Give every line back verbatim, dropping all images.

** BEGIN Supplied material **

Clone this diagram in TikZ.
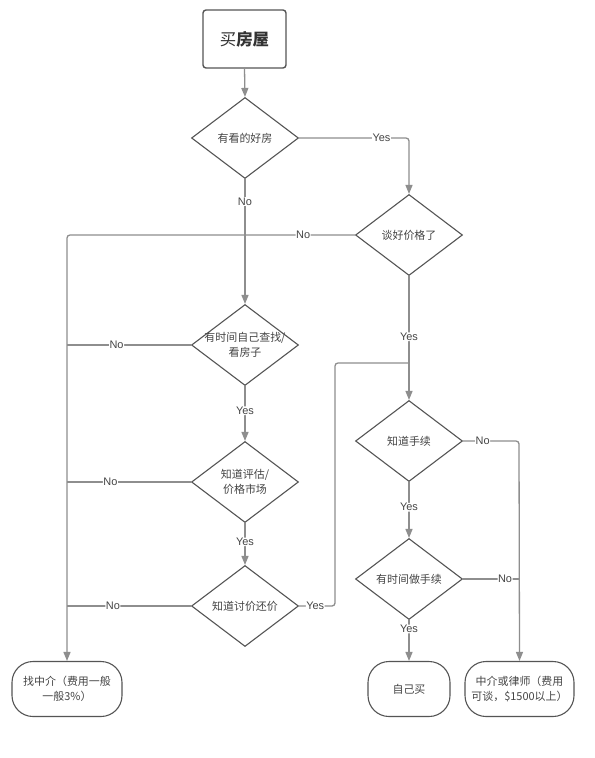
\documentclass[tikz,border=0pt]{standalone}
\usepackage{fontspec}
\setmainfont{Liberation Sans}
\newfontfamily\cjk{Noto Sans CJK SC}
\usetikzlibrary{shapes.geometric,arrows.meta}
\definecolor{lnc}{HTML}{8E8E8E}
\definecolor{bdc}{HTML}{555555}
\definecolor{txc}{HTML}{444444}
\tikzset{
  dia/.style={draw=bdc, line width=1.1bp, shape=diamond, minimum width=107bp, minimum height=81bp, inner sep=0pt},
  dtext/.style={text=txc, font=\cjk\fontsize{11}{15.5}\selectfont, align=center},
  endbox/.style={draw=bdc, line width=1.1bp, rounded corners=21bp, minimum height=55bp, text=txc, font=\cjk\fontsize{11}{15.5}\selectfont, align=center, inner sep=0pt},
  conn/.style={draw=lnc, line width=1.3bp, rounded corners=3bp},
  arr/.style={conn, -{Triangle[length=9bp,width=7bp]}},
  lab/.style={fill=white, text=txc, font=\fontsize{11}{12}\selectfont, inner sep=0.5bp}
}
\begin{document}
\begin{tikzpicture}[x=1bp,y=-1bp]
\useasboundingbox (0,0) rectangle (595,758);
\fill[white] (0,0) rectangle (595,758);
% start
\node[draw=bdc, line width=1.4bp, rounded corners=3bp, minimum width=83bp, minimum height=58bp, text=black!80, font=\cjk\fontsize{16.5}{18}\selectfont] (start) at (244.5,39) {买\textbf{房屋}};
% diamonds
\node[dia, label={[dtext]center:有看的好房}] (d1) at (245,138) {};
\node[dia, label={[dtext]center:谈好价格了}] (d2) at (409,235) {};
\node[dia, label={[dtext]center:有时间自己查找/\\看房子}] (d3) at (245,345) {};
\node[dia, label={[dtext]center:知道评估/\\价格市场}] (d4) at (245,482) {};
\node[dia, label={[dtext]center:知道讨价还价}] (d5) at (245,606) {};
\node[dia, label={[dtext]center:知道手续}] (d6) at (409,441) {};
\node[dia, label={[dtext]center:有时间做手续}] (d7) at (409,579) {};
% end boxes
\node[endbox, minimum width=110bp] (b1) at (67,689) {找中介（费用一般\\一般3\%）};
\node[endbox, minimum width=82bp] (b2) at (409,689) {自己买};
\node[endbox, minimum width=109bp] (b3) at (519.5,689) {中介或律师（费用\\可谈，\$1500以上）};
% coordinates
\coordinate (c1) at (409,138);
\coordinate (c2) at (67,235);
\coordinate (c3) at (67,345);
\coordinate (c4) at (67,482);
\coordinate (c5) at (67,606);
\coordinate (c6a) at (335,606);
\coordinate (c6b) at (335,363);
\coordinate (c6c) at (409,363);
\coordinate (c7) at (519,441);
\coordinate (c8) at (519,579);
% connectors
\draw[arr] (start.south) -- (d1.north);
\draw[arr] (d1.east) -- node[lab, pos=0.75]{Yes} (c1) -- (d2.north);
\draw[arr] (d1.south) -- node[lab, pos=0.18]{No} (d3.north);
\draw[arr] (d2.west) -- node[lab, pos=0.18]{No} (c2) -- (b1.north);
\draw[conn] (d3.west) -- node[lab, pos=0.6]{No} (c3);
\draw[conn] (d4.west) -- node[lab, pos=0.65]{No} (c4);
\draw[conn] (d5.west) -- node[lab, pos=0.63]{No} (c5);
\draw[arr] (d3.south) -- node[lab, pos=0.45]{Yes} (d4.north);
\draw[arr] (d4.south) -- node[lab, pos=0.45]{Yes} (d5.north);
\draw[conn] (d5.east) -- node[lab, pos=0.45]{Yes} (c6a) -- (c6b) -- (c6c);
\draw[arr] (d2.south) -- node[lab, pos=0.49]{Yes} (d6.north);
\draw[arr] (d6.east) -- node[lab, pos=0.35]{No} (c7) -- (b3.north);
\draw[conn] (d7.east) -- node[lab, pos=0.75]{No} (c8);
\draw[arr] (d6.south) -- node[lab, pos=0.45]{Yes} (d7.north);
\draw[arr] (d7.south) -- node[lab, pos=0.22]{Yes} (b2.north);
\end{tikzpicture}
\end{document}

** END Supplied material **

▸ **Expected output**:
Clone this diagram in TikZ.
\documentclass[tikz,border=0pt]{standalone}
\usepackage{fontspec}
\setmainfont{Liberation Sans}
\newfontfamily\cjk{Noto Sans CJK SC}
\usetikzlibrary{shapes.geometric,arrows.meta}
\definecolor{lnc}{HTML}{8E8E8E}
\definecolor{bdc}{HTML}{555555}
\definecolor{txc}{HTML}{444444}
\tikzset{
  dia/.style={draw=bdc, line width=1.1bp, shape=diamond, minimum width=107bp, minimum height=81bp, inner sep=0pt},
  dtext/.style={text=txc, font=\cjk\fontsize{11}{15.5}\selectfont, align=center},
  endbox/.style={draw=bdc, line width=1.1bp, rounded corners=21bp, minimum height=55bp, text=txc, font=\cjk\fontsize{11}{15.5}\selectfont, align=center, inner sep=0pt},
  conn/.style={draw=lnc, line width=1.3bp, rounded corners=3bp},
  arr/.style={conn, -{Triangle[length=9bp,width=7bp]}},
  lab/.style={fill=white, text=txc, font=\fontsize{11}{12}\selectfont, inner sep=0.5bp}
}
\begin{document}
\begin{tikzpicture}[x=1bp,y=-1bp]
\useasboundingbox (0,0) rectangle (595,758);
\fill[white] (0,0) rectangle (595,758);
% start
\node[draw=bdc, line width=1.4bp, rounded corners=3bp, minimum width=83bp, minimum height=58bp, text=black!80, font=\cjk\fontsize{16.5}{18}\selectfont] (start) at (244.5,39) {买\textbf{房屋}};
% diamonds
\node[dia, label={[dtext]center:有看的好房}] (d1) at (245,138) {};
\node[dia, label={[dtext]center:谈好价格了}] (d2) at (409,235) {};
\node[dia, label={[dtext]center:有时间自己查找/\\看房子}] (d3) at (245,345) {};
\node[dia, label={[dtext]center:知道评估/\\价格市场}] (d4) at (245,482) {};
\node[dia, label={[dtext]center:知道讨价还价}] (d5) at (245,606) {};
\node[dia, label={[dtext]center:知道手续}] (d6) at (409,441) {};
\node[dia, label={[dtext]center:有时间做手续}] (d7) at (409,579) {};
% end boxes
\node[endbox, minimum width=110bp] (b1) at (67,689) {找中介（费用一般\\一般3\%）};
\node[endbox, minimum width=82bp] (b2) at (409,689) {自己买};
\node[endbox, minimum width=109bp] (b3) at (519.5,689) {中介或律师（费用\\可谈，\$1500以上）};
% coordinates
\coordinate (c1) at (409,138);
\coordinate (c2) at (67,235);
\coordinate (c3) at (67,345);
\coordinate (c4) at (67,482);
\coordinate (c5) at (67,606);
\coordinate (c6a) at (335,606);
\coordinate (c6b) at (335,363);
\coordinate (c6c) at (409,363);
\coordinate (c7) at (519,441);
\coordinate (c8) at (519,579);
% connectors
\draw[arr] (start.south) -- (d1.north);
\draw[arr] (d1.east) -- node[lab, pos=0.75]{Yes} (c1) -- (d2.north);
\draw[arr] (d1.south) -- node[lab, pos=0.18]{No} (d3.north);
\draw[arr] (d2.west) -- node[lab, pos=0.18]{No} (c2) -- (b1.north);
\draw[conn] (d3.west) -- node[lab, pos=0.6]{No} (c3);
\draw[conn] (d4.west) -- node[lab, pos=0.65]{No} (c4);
\draw[conn] (d5.west) -- node[lab, pos=0.63]{No} (c5);
\draw[arr] (d3.south) -- node[lab, pos=0.45]{Yes} (d4.north);
\draw[arr] (d4.south) -- node[lab, pos=0.45]{Yes} (d5.north);
\draw[conn] (d5.east) -- node[lab, pos=0.45]{Yes} (c6a) -- (c6b) -- (c6c);
\draw[arr] (d2.south) -- node[lab, pos=0.49]{Yes} (d6.north);
\draw[arr] (d6.east) -- node[lab, pos=0.35]{No} (c7) -- (b3.north);
\draw[conn] (d7.east) -- node[lab, pos=0.75]{No} (c8);
\draw[arr] (d6.south) -- node[lab, pos=0.45]{Yes} (d7.north);
\draw[arr] (d7.south) -- node[lab, pos=0.22]{Yes} (b2.north);
\end{tikzpicture}
\end{document}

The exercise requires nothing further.